--- BEGIN DATA ENTRIES ---

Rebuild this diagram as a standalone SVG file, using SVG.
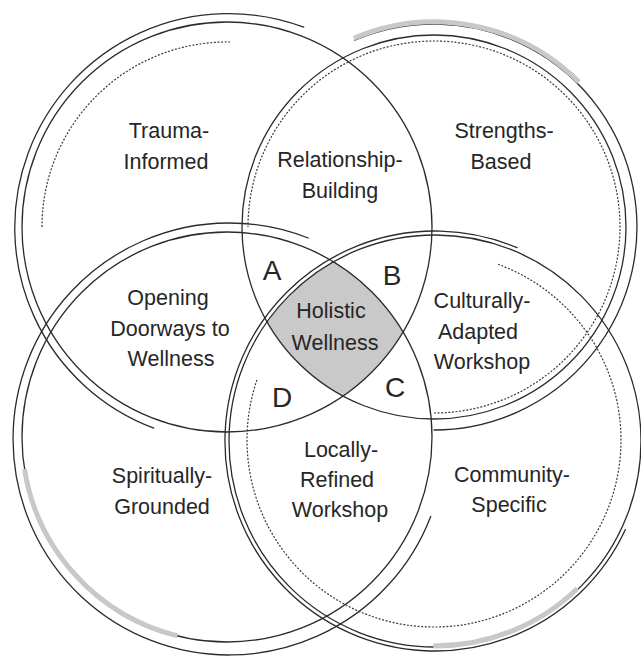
<svg xmlns="http://www.w3.org/2000/svg" width="641" height="656" viewBox="0 0 641 656">
  <style>
    .ln { fill: none; stroke: #2b2b2b; stroke-width: 1.3; stroke-linecap: round; }
    .dt { fill: none; stroke: #3a3a3a; stroke-width: 1.2; stroke-dasharray: 2 1.6; }
    .hl { fill: none; stroke: #c8c8c8; stroke-width: 5; stroke-linecap: butt; }
    text { font-family: "Liberation Sans", Arial, sans-serif; fill: #262626; text-anchor: middle; }
    .lb { font-size: 21.5px; }
    .ltr { font-size: 28px; }
  </style>
  <defs>
    <clipPath id="clipTL"><circle cx="227" cy="227" r="205"/></clipPath>
    <clipPath id="clipTR"><circle cx="434" cy="227" r="192"/></clipPath>
    <clipPath id="clipBL"><circle cx="227" cy="437" r="205"/></clipPath>
    <clipPath id="clipBR"><circle cx="435" cy="441" r="206"/></clipPath>
  </defs>

  <rect width="641" height="656" fill="#ffffff"/>

  <!-- shared core: intersection of all four circles -->
  <g id="holistic-wellness">
    <g clip-path="url(#clipTL)">
      <g clip-path="url(#clipTR)">
        <g clip-path="url(#clipBL)">
          <rect x="200" y="200" width="260" height="260" fill="#c9c9c9" clip-path="url(#clipBR)"/>
        </g>
      </g>
    </g>
    <text class="lb" x="331" y="318">Holistic</text>
    <text class="lb" x="335" y="350">Wellness</text>
  </g>

  <!-- top-left circle -->
  <g id="trauma-informed">
    <circle class="ln" cx="227" cy="227" r="205"/>
    <path class="ln" d="M303.7,27.2 A214,214 0 1 0 153.8,428.1"/>
    <path class="dt" d="M230.2,42 A185,185 0 0 0 42,227"/>
    <text class="lb" x="169" y="138">Trauma-</text>
    <text class="lb" x="166" y="169">Informed</text>
  </g>

  <!-- top-right circle -->
  <g id="strengths-based">
    <circle class="ln" cx="434" cy="227" r="192"/>
    <path class="ln" d="M354.7,40.1 A203,203 0 1 1 434,430"/>
    <path class="dt" d="M434,413 A186,186 0 1 0 248,227"/>
    <path class="hl" d="M353.9,38.3 A205,205 0 0 1 579,82"/>
    <text class="lb" x="504" y="138">Strengths-</text>
    <text class="lb" x="501" y="169">Based</text>
  </g>

  <!-- bottom-left circle -->
  <g id="spiritually-grounded">
    <circle class="ln" cx="227" cy="437" r="205"/>
    <path class="ln" d="M308.2,238 A216,216 0 1 0 430.7,516.4"/>
    <path class="hl" d="M177.4,635.9 A205,205 0 0 1 24.5,469.1"/>
    <text class="lb" x="162" y="483">Spiritually-</text>
    <text class="lb" x="162" y="514">Grounded</text>
  </g>

  <!-- bottom-right circle -->
  <g id="community-specific">
    <circle class="ln" cx="435" cy="441" r="206"/>
    <path class="ln" d="M517,247.7 A210,210 0 1 0 625.3,529.7"/>
    <path class="dt" d="M498,264.3 A187,187 0 1 1 257.2,379.1"/>
    <path class="hl" d="M577.4,588.5 A205,205 0 0 1 433.2,646"/>
    <text class="lb" x="512" y="482">Community-</text>
    <text class="lb" x="509" y="512">Specific</text>
  </g>

  <!-- two-circle overlaps -->
  <g id="relationship-building">
    <text class="lb" x="340" y="167">Relationship-</text>
    <text class="lb" x="340" y="198">Building</text>
  </g>
  <g id="opening-doorways">
    <text class="lb" x="168" y="305">Opening</text>
    <text class="lb" x="170" y="336">Doorways to</text>
    <text class="lb" x="171" y="366">Wellness</text>
  </g>
  <g id="culturally-adapted">
    <text class="lb" x="482" y="308">Culturally-</text>
    <text class="lb" x="478" y="339">Adapted</text>
    <text class="lb" x="482" y="369">Workshop</text>
  </g>
  <g id="locally-refined">
    <text class="lb" x="341" y="457">Locally-</text>
    <text class="lb" x="337" y="487">Refined</text>
    <text class="lb" x="340" y="517">Workshop</text>
  </g>

  <!-- three-circle overlaps -->
  <g id="overlap-a"><text class="ltr" x="272" y="280">A</text></g>
  <g id="overlap-b"><text class="ltr" x="392" y="285">B</text></g>
  <g id="overlap-c"><text class="ltr" x="395" y="397">C</text></g>
  <g id="overlap-d"><text class="ltr" x="282" y="407">D</text></g>
</svg>
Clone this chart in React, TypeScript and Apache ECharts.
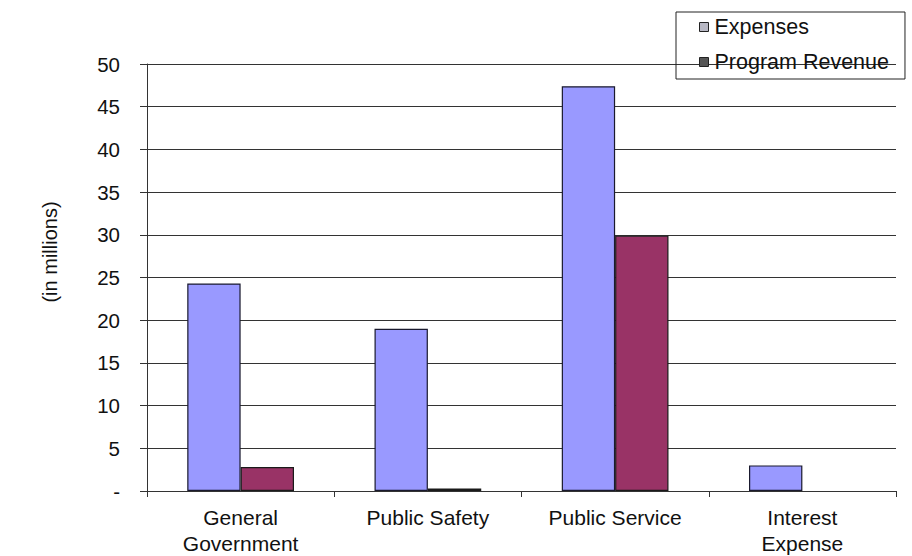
import React, { useEffect, useRef } from "react";
import * as echarts from "echarts";

const categories = ["General\nGovernment", "Public Safety", "Public Service", "Interest\nExpense"];
const expenses = [24.3, 19.0, 47.4, 3.0];
const programRevenue: (number | null)[] = [2.8, 0.3, 29.9, null];
const yTicks = [0, 5, 10, 15, 20, 25, 30, 35, 40, 45, 50];
const yAxisTitle = "(in millions)";

export default function App() {
  const ref = useRef<HTMLDivElement>(null);
  useEffect(() => {
    const chart = echarts.init(ref.current!, undefined, { renderer: "svg" });
    const font = "Liberation Sans, Arial, sans-serif";
    chart.setOption({
      animation: false,
      backgroundColor: "#fff",
      textStyle: { fontFamily: font },
      legend: {
        orient: "vertical",
        left: 676,
        top: 12,
        padding: [4, 16, 6, 23],
        itemGap: 13,
        itemWidth: 9,
        itemHeight: 9,
        borderColor: "#222",
        borderWidth: 1,
        textStyle: { fontSize: 21.5, color: "#111", fontFamily: font, padding: [0, 0, 0, 1] },
        data: [
          { name: "Expenses", icon: "rect", itemStyle: { color: "#b8b8c4", borderColor: "#222", borderWidth: 1 } },
          { name: "Program Revenue", icon: "rect", itemStyle: { color: "#555", borderColor: "#222", borderWidth: 1 } },
        ],
      },
      graphic: [
        {
          type: "text",
          x: 50,
          y: 252,
          rotation: Math.PI / 2,
          style: {
            text: yAxisTitle,
            fontSize: 20,
            fontFamily: font,
            fill: "#111",
            align: "center",
            verticalAlign: "middle",
          },
        },
      ],
      grid: { left: 147, right: 16, top: 64, bottom: 62, containLabel: false },
      xAxis: {
        type: "category",
        data: categories,
        axisLine: { lineStyle: { color: "#333", width: 1 } },
        axisTick: { show: true, alignWithLabel: false, length: 6, lineStyle: { color: "#333" } },
        axisLabel: { fontSize: 21, color: "#111", lineHeight: 26, margin: 13, fontFamily: font, interval: 0 },
      },
      yAxis: {
        type: "value",
        min: 0,
        max: 50,
        interval: 5,
        axisLine: { show: true, lineStyle: { color: "#333" } },
        axisTick: { show: true, length: 7, lineStyle: { color: "#333" } },
        axisLabel: {
          fontSize: 20.5,
          color: "#111",
          margin: 27,
          fontFamily: font,
          formatter: (v: number) => (yTicks.includes(v) ? (v === 0 ? "-" : String(v)) : ""),
        },
        splitLine: { show: true, lineStyle: { color: "#333", width: 1 } },
      },
      series: [
        {
          name: "Expenses",
          type: "bar",
          data: expenses,
          barGap: "0%",
          barCategoryGap: "43%",
          itemStyle: { color: "#9999ff", borderColor: "#1a1a2e", borderWidth: 1.2 },
        },
        {
          name: "Program Revenue",
          type: "bar",
          data: programRevenue,
          itemStyle: { color: "#993366", borderColor: "#1a1a1a", borderWidth: 1.2 },
        },
      ],
    });
    return () => chart.dispose();
  }, []);
  return <div ref={ref} style={{ width: 912, height: 556, position: "absolute", left: 0, top: 0 }} />;
}
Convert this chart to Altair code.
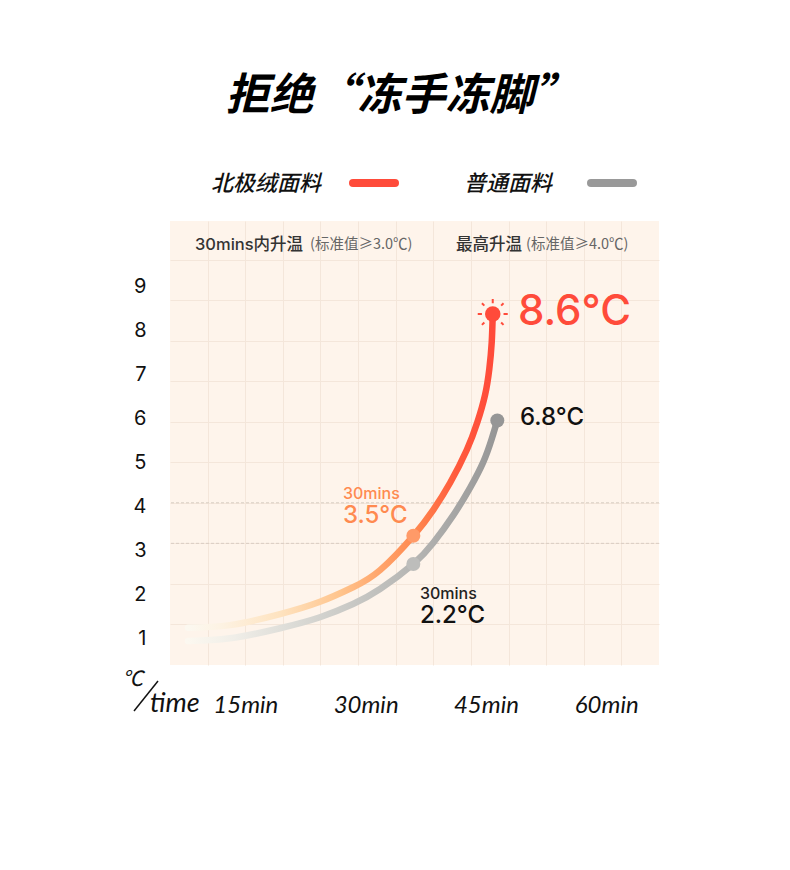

--- END DATA ENTRIES ---

### WRITTEN INSTRUCTION
All of the material above is to be copied exactly, except for its images.

### SOLUTION TO THIS TASK
Rebuild this diagram as a standalone SVG file, using SVG.
<svg xmlns="http://www.w3.org/2000/svg" width="641" height="656" viewBox="0 0 641 656">
  <style>
    .ln { fill: none; stroke: #2b2b2b; stroke-width: 1.3; stroke-linecap: round; }
    .dt { fill: none; stroke: #3a3a3a; stroke-width: 1.2; stroke-dasharray: 2 1.6; }
    .hl { fill: none; stroke: #c8c8c8; stroke-width: 5; stroke-linecap: butt; }
    text { font-family: "Liberation Sans", Arial, sans-serif; fill: #262626; text-anchor: middle; }
    .lb { font-size: 21.5px; }
    .ltr { font-size: 28px; }
  </style>
  <defs>
    <clipPath id="clipTL"><circle cx="227" cy="227" r="205"/></clipPath>
    <clipPath id="clipTR"><circle cx="434" cy="227" r="192"/></clipPath>
    <clipPath id="clipBL"><circle cx="227" cy="437" r="205"/></clipPath>
    <clipPath id="clipBR"><circle cx="435" cy="441" r="206"/></clipPath>
  </defs>

  <rect width="641" height="656" fill="#ffffff"/>

  <!-- shared core: intersection of all four circles -->
  <g id="holistic-wellness">
    <g clip-path="url(#clipTL)">
      <g clip-path="url(#clipTR)">
        <g clip-path="url(#clipBL)">
          <rect x="200" y="200" width="260" height="260" fill="#c9c9c9" clip-path="url(#clipBR)"/>
        </g>
      </g>
    </g>
    <text class="lb" x="331" y="318">Holistic</text>
    <text class="lb" x="335" y="350">Wellness</text>
  </g>

  <!-- top-left circle -->
  <g id="trauma-informed">
    <circle class="ln" cx="227" cy="227" r="205"/>
    <path class="ln" d="M303.7,27.2 A214,214 0 1 0 153.8,428.1"/>
    <path class="dt" d="M230.2,42 A185,185 0 0 0 42,227"/>
    <text class="lb" x="169" y="138">Trauma-</text>
    <text class="lb" x="166" y="169">Informed</text>
  </g>

  <!-- top-right circle -->
  <g id="strengths-based">
    <circle class="ln" cx="434" cy="227" r="192"/>
    <path class="ln" d="M354.7,40.1 A203,203 0 1 1 434,430"/>
    <path class="dt" d="M434,413 A186,186 0 1 0 248,227"/>
    <path class="hl" d="M353.9,38.3 A205,205 0 0 1 579,82"/>
    <text class="lb" x="504" y="138">Strengths-</text>
    <text class="lb" x="501" y="169">Based</text>
  </g>

  <!-- bottom-left circle -->
  <g id="spiritually-grounded">
    <circle class="ln" cx="227" cy="437" r="205"/>
    <path class="ln" d="M308.2,238 A216,216 0 1 0 430.7,516.4"/>
    <path class="hl" d="M177.4,635.9 A205,205 0 0 1 24.5,469.1"/>
    <text class="lb" x="162" y="483">Spiritually-</text>
    <text class="lb" x="162" y="514">Grounded</text>
  </g>

  <!-- bottom-right circle -->
  <g id="community-specific">
    <circle class="ln" cx="435" cy="441" r="206"/>
    <path class="ln" d="M517,247.7 A210,210 0 1 0 625.3,529.7"/>
    <path class="dt" d="M498,264.3 A187,187 0 1 1 257.2,379.1"/>
    <path class="hl" d="M577.4,588.5 A205,205 0 0 1 433.2,646"/>
    <text class="lb" x="512" y="482">Community-</text>
    <text class="lb" x="509" y="512">Specific</text>
  </g>

  <!-- two-circle overlaps -->
  <g id="relationship-building">
    <text class="lb" x="340" y="167">Relationship-</text>
    <text class="lb" x="340" y="198">Building</text>
  </g>
  <g id="opening-doorways">
    <text class="lb" x="168" y="305">Opening</text>
    <text class="lb" x="170" y="336">Doorways to</text>
    <text class="lb" x="171" y="366">Wellness</text>
  </g>
  <g id="culturally-adapted">
    <text class="lb" x="482" y="308">Culturally-</text>
    <text class="lb" x="478" y="339">Adapted</text>
    <text class="lb" x="482" y="369">Workshop</text>
  </g>
  <g id="locally-refined">
    <text class="lb" x="341" y="457">Locally-</text>
    <text class="lb" x="337" y="487">Refined</text>
    <text class="lb" x="340" y="517">Workshop</text>
  </g>

  <!-- three-circle overlaps -->
  <g id="overlap-a"><text class="ltr" x="272" y="280">A</text></g>
  <g id="overlap-b"><text class="ltr" x="392" y="285">B</text></g>
  <g id="overlap-c"><text class="ltr" x="395" y="397">C</text></g>
  <g id="overlap-d"><text class="ltr" x="282" y="407">D</text></g>
</svg>
Clone this chart in React, TypeScript and Apache ECharts.
import React, { useEffect, useRef } from "react";
import * as echarts from "echarts";

const categories = ["General\nGovernment", "Public Safety", "Public Service", "Interest\nExpense"];
const expenses = [24.3, 19.0, 47.4, 3.0];
const programRevenue: (number | null)[] = [2.8, 0.3, 29.9, null];
const yTicks = [0, 5, 10, 15, 20, 25, 30, 35, 40, 45, 50];
const yAxisTitle = "(in millions)";

export default function App() {
  const ref = useRef<HTMLDivElement>(null);
  useEffect(() => {
    const chart = echarts.init(ref.current!, undefined, { renderer: "svg" });
    const font = "Liberation Sans, Arial, sans-serif";
    chart.setOption({
      animation: false,
      backgroundColor: "#fff",
      textStyle: { fontFamily: font },
      legend: {
        orient: "vertical",
        left: 676,
        top: 12,
        padding: [4, 16, 6, 23],
        itemGap: 13,
        itemWidth: 9,
        itemHeight: 9,
        borderColor: "#222",
        borderWidth: 1,
        textStyle: { fontSize: 21.5, color: "#111", fontFamily: font, padding: [0, 0, 0, 1] },
        data: [
          { name: "Expenses", icon: "rect", itemStyle: { color: "#b8b8c4", borderColor: "#222", borderWidth: 1 } },
          { name: "Program Revenue", icon: "rect", itemStyle: { color: "#555", borderColor: "#222", borderWidth: 1 } },
        ],
      },
      graphic: [
        {
          type: "text",
          x: 50,
          y: 252,
          rotation: Math.PI / 2,
          style: {
            text: yAxisTitle,
            fontSize: 20,
            fontFamily: font,
            fill: "#111",
            align: "center",
            verticalAlign: "middle",
          },
        },
      ],
      grid: { left: 147, right: 16, top: 64, bottom: 62, containLabel: false },
      xAxis: {
        type: "category",
        data: categories,
        axisLine: { lineStyle: { color: "#333", width: 1 } },
        axisTick: { show: true, alignWithLabel: false, length: 6, lineStyle: { color: "#333" } },
        axisLabel: { fontSize: 21, color: "#111", lineHeight: 26, margin: 13, fontFamily: font, interval: 0 },
      },
      yAxis: {
        type: "value",
        min: 0,
        max: 50,
        interval: 5,
        axisLine: { show: true, lineStyle: { color: "#333" } },
        axisTick: { show: true, length: 7, lineStyle: { color: "#333" } },
        axisLabel: {
          fontSize: 20.5,
          color: "#111",
          margin: 27,
          fontFamily: font,
          formatter: (v: number) => (yTicks.includes(v) ? (v === 0 ? "-" : String(v)) : ""),
        },
        splitLine: { show: true, lineStyle: { color: "#333", width: 1 } },
      },
      series: [
        {
          name: "Expenses",
          type: "bar",
          data: expenses,
          barGap: "0%",
          barCategoryGap: "43%",
          itemStyle: { color: "#9999ff", borderColor: "#1a1a2e", borderWidth: 1.2 },
        },
        {
          name: "Program Revenue",
          type: "bar",
          data: programRevenue,
          itemStyle: { color: "#993366", borderColor: "#1a1a1a", borderWidth: 1.2 },
        },
      ],
    });
    return () => chart.dispose();
  }, []);
  return <div ref={ref} style={{ width: 912, height: 556, position: "absolute", left: 0, top: 0 }} />;
}
Convert this chart to Altair code.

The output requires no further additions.